§ What you need to do: Print the lines of the listing below verbatim from its first line through the line bearing "0.112, 0.105, 0.1005];". Any pictures are to be omitted.

§ Collected material:
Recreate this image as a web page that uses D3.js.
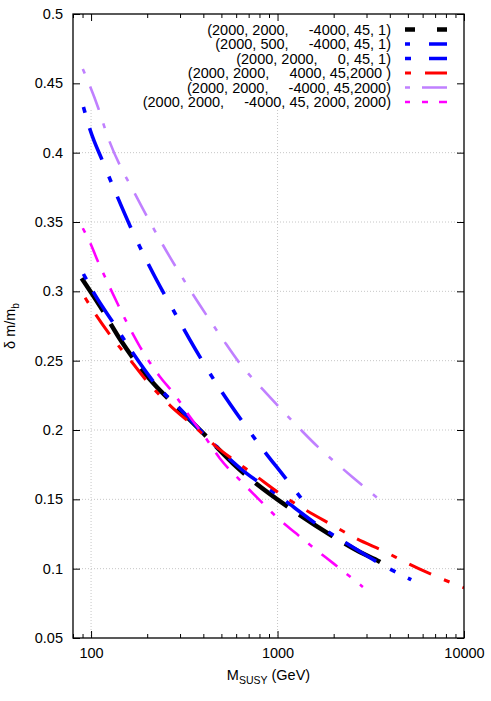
<!DOCTYPE html>
<html>
<head>
<meta charset="utf-8">
<script src="https://cdn.jsdelivr.net/npm/d3@7"></script>
<style>
  body { margin: 0; background: #fff; }
  svg text { font-family: "Liberation Sans", Arial, sans-serif; }
</style>
</head>
<body>
<div id="chart"></div>
<script>
// values: M_SUSY (GeV) and delta m / m_b
const blackM = [89, 112, 146, 220, 270, 384, 603, 1210, 2070, 2760, 3530, 4000];
const blackD = [0.3094, 0.289, 0.2636, 0.2324, 0.2203, 0.2, 0.1734, 0.142, 0.1217, 0.112, 0.105, 0.1005];

const blue500M = [91, 98.8, 116, 137, 162, 225, 276, 339, 424, 641, 820, 1072, 1397];
const blue500D = [0.433, 0.4165, 0.393, 0.3696, 0.347, 0.308, 0.2865, 0.265, 0.243, 0.207, 0.1874, 0.1674, 0.1477];

const blue0M = [91, 105, 132, 168, 220, 293, 470, 682, 948, 1751, 2440, 3670, 5210];
const blue0D = [0.3125, 0.2974, 0.277, 0.2553, 0.2336, 0.2167, 0.188, 0.1687, 0.1554, 0.129, 0.1169, 0.1025, 0.092];

const redM = [92.9, 105, 129, 165, 203, 270, 360, 481, 578, 756, 1028, 1373, 1943, 2649, 3850, 4700, 6430, 10000];
const redD = [0.2954, 0.284, 0.267, 0.2492, 0.234, 0.2167, 0.2023, 0.1867, 0.1787, 0.1674, 0.1542, 0.1434, 0.1318, 0.1217, 0.1116, 0.1056, 0.0969, 0.0862];

const lavM = [90.3, 109.4, 121, 178, 207, 512, 628, 872, 1314, 1647, 2068, 2643, 3459];
const lavD = [0.4603, 0.432, 0.414, 0.3665, 0.350, 0.2649, 0.248, 0.2264, 0.201, 0.1878, 0.176, 0.1638, 0.1506];

const magM = [90.3, 101, 107, 121, 140, 158, 183, 234, 282, 339, 408, 491, 655, 802, 1007, 1261, 1620, 1985, 2870];
const magD = [0.3455, 0.3322, 0.3239, 0.308, 0.290, 0.2757, 0.260, 0.2384, 0.2252, 0.2095, 0.195, 0.1795, 0.1614, 0.1494, 0.1362, 0.1253, 0.1133, 0.104, 0.0868];

const labels = [
  '(2000, 2000,     -4000, 45, 1)',
  '(2000, 500,     -4000, 45, 1)',
  '(2000, 2000,     0, 45, 1)',
  '(2000, 2000,     4000, 45,2000 )',
  '(2000, 2000,     -4000, 45,2000)',
  '(2000, 2000,     -4000, 45, 2000, 2000)'
];

const yTicks = [0.05, 0.1, 0.15, 0.2, 0.25, 0.3, 0.35, 0.4, 0.45, 0.5];
const xTicks = [100, 1000, 10000];

// styles (plot dashes / legend dashes differ like in the original)
const styles = [
  { color: '#000000', width: 4.5, dash: '40,14', key: '10,22' },
  { color: '#0000ff', width: 3.6, dash: '6,16,34,18', key: '5,19,18,20' },
  { color: '#0000ff', width: 3.6, dash: '6,14,36,16', key: '6,18,18,20' },
  { color: '#ff0000', width: 3.0, dash: '6,14,24,14', key: '6,14,22,14' },
  { color: '#c080ff', width: 2.6, dash: '5,14,25,14', key: '5,12,25,12' },
  { color: '#ff00ff', width: 2.6, dash: '5,12,20,12', key: '5,12,6,11,8' }
];

const series = [
  [blackM, blackD], [blue500M, blue500D], [blue0M, blue0D],
  [redM, redD], [lavM, lavD], [magM, magD]
].map((s) => s[0].map((m, i) => ({ m: m, d: s[1][i] })));

const W = 491, H = 701;
const pl = 73, pr = 464, pt = 14, pb = 638;
const fs = 14.5;

const x = d3.scaleLog().domain([80, 10000]).range([pl, pr]);
const y = d3.scaleLinear().domain([0.05, 0.5]).range([pb, pt]);

const svg = d3.select('#chart').append('svg')
  .attr('width', W).attr('height', H);

// grid
const grid = svg.append('g');
grid.selectAll('.gy').data(yTicks.slice(1, -1)).enter().append('line')
  .attr('x1', pl).attr('x2', pr)
  .attr('y1', (d) => y(d)).attr('y2', (d) => y(d))
  .attr('stroke', '#b8b8b8').attr('stroke-width', 0.8).attr('stroke-dasharray', '1,2');
grid.selectAll('.gx').data(xTicks.slice(0, -1)).enter().append('line')
  .attr('x1', (d) => x(d)).attr('x2', (d) => x(d))
  .attr('y1', pt).attr('y2', pb)
  .attr('stroke', '#b8b8b8').attr('stroke-width', 0.8).attr('stroke-dasharray', '1,2');

// opaque key area
svg.append('rect').attr('x', pl + 1).attr('y', pt + 1)
  .attr('width', pr - pl - 2).attr('height', 94).attr('fill', '#fff');

// axes with inward ticks
const minor = [];
[10, 100, 1000].forEach((dec) => { for (let k = 2; k <= 9; k++) minor.push(dec * k); });
const minorIn = minor.filter((v) => v >= 80 && v <= 10000 && xTicks.indexOf(v) < 0);

svg.append('g').attr('transform', `translate(0,${pb})`)
  .call(d3.axisBottom(x).tickValues(xTicks).tickFormat(d3.format('d')).tickSize(-7).tickPadding(10));
svg.append('g').attr('transform', `translate(0,${pt})`)
  .call(d3.axisTop(x).tickValues(xTicks).tickFormat('').tickSize(-7));
svg.append('g').attr('transform', `translate(${pl},0)`)
  .call(d3.axisLeft(y).tickValues(yTicks).tickFormat((d) => String(+d.toFixed(2))).tickSize(-7).tickPadding(10));
svg.append('g').attr('transform', `translate(${pr},0)`)
  .call(d3.axisRight(y).tickValues(yTicks).tickFormat('').tickSize(-7));
svg.append('g').attr('transform', `translate(0,${pb})`)
  .call(d3.axisBottom(x).tickValues(minorIn).tickFormat('').tickSize(-4));
svg.append('g').attr('transform', `translate(0,${pt})`)
  .call(d3.axisTop(x).tickValues(minorIn).tickFormat('').tickSize(-4));

svg.selectAll('.domain').remove();
svg.selectAll('.tick line').attr('stroke', '#000').attr('stroke-width', 1);
svg.selectAll('.tick text').attr('font-size', fs).attr('fill', '#000')
  .style('font-family', '"Liberation Sans", Arial, sans-serif');

// curves
svg.append('clipPath').attr('id', 'clip').append('rect')
  .attr('x', pl).attr('y', pt).attr('width', pr - pl).attr('height', pb - pt);

const line = d3.line().x((d) => x(d.m)).y((d) => y(d.d)).curve(d3.curveMonotoneX);

series.forEach((s, i) => {
  svg.append('path').datum(s)
    .attr('clip-path', 'url(#clip)')
    .attr('d', line)
    .attr('fill', 'none')
    .attr('stroke', styles[i].color)
    .attr('stroke-width', styles[i].width)
    .attr('stroke-dasharray', styles[i].dash);
});

// border
svg.append('rect').attr('x', pl).attr('y', pt)
  .attr('width', pr - pl).attr('height', pb - pt)
  .attr('fill', 'none').attr('stroke', '#000').attr('stroke-width', 1.3);

// legend
const key = svg.append('g');
labels.forEach((t, i) => {
  const ky = 29.5 + i * 14.5;
  key.append('text').attr('x', 391).attr('y', ky + 5)
    .attr('text-anchor', 'end').attr('font-size', fs)
    .style('white-space', 'pre').text(t);
  key.append('line').attr('x1', 405).attr('x2', 447)
    .attr('y1', ky).attr('y2', ky)
    .attr('stroke', styles[i].color).attr('stroke-width', styles[i].width)
    .attr('stroke-dasharray', styles[i].key);
});

// axis labels
const yl = svg.append('text')
  .attr('transform', `translate(15,${(pt + pb) / 2}) rotate(-90)`)
  .attr('text-anchor', 'middle').attr('font-size', fs);
yl.append('tspan').text('\u03b4 m/m');
yl.append('tspan').attr('font-size', 10).attr('dy', 4).text('b');

const xl = svg.append('text')
  .attr('x', (pl + pr) / 2).attr('y', 680)
  .attr('text-anchor', 'middle').attr('font-size', fs);
xl.append('tspan').text('M');
xl.append('tspan').attr('font-size', 10.5).attr('dy', 4).text('SUSY');
xl.append('tspan').attr('dy', -4).text(' (GeV)');
</script>
</body>
</html>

§ Exercise answer:
Recreate this image as a web page that uses D3.js.
<!DOCTYPE html>
<html>
<head>
<meta charset="utf-8">
<script src="https://cdn.jsdelivr.net/npm/d3@7"></script>
<style>
  body { margin: 0; background: #fff; }
  svg text { font-family: "Liberation Sans", Arial, sans-serif; }
</style>
</head>
<body>
<div id="chart"></div>
<script>
// values: M_SUSY (GeV) and delta m / m_b
const blackM = [89, 112, 146, 220, 270, 384, 603, 1210, 2070, 2760, 3530, 4000];
const blackD = [0.3094, 0.289, 0.2636, 0.2324, 0.2203, 0.2, 0.1734, 0.142, 0.1217, 0.112, 0.105, 0.1005];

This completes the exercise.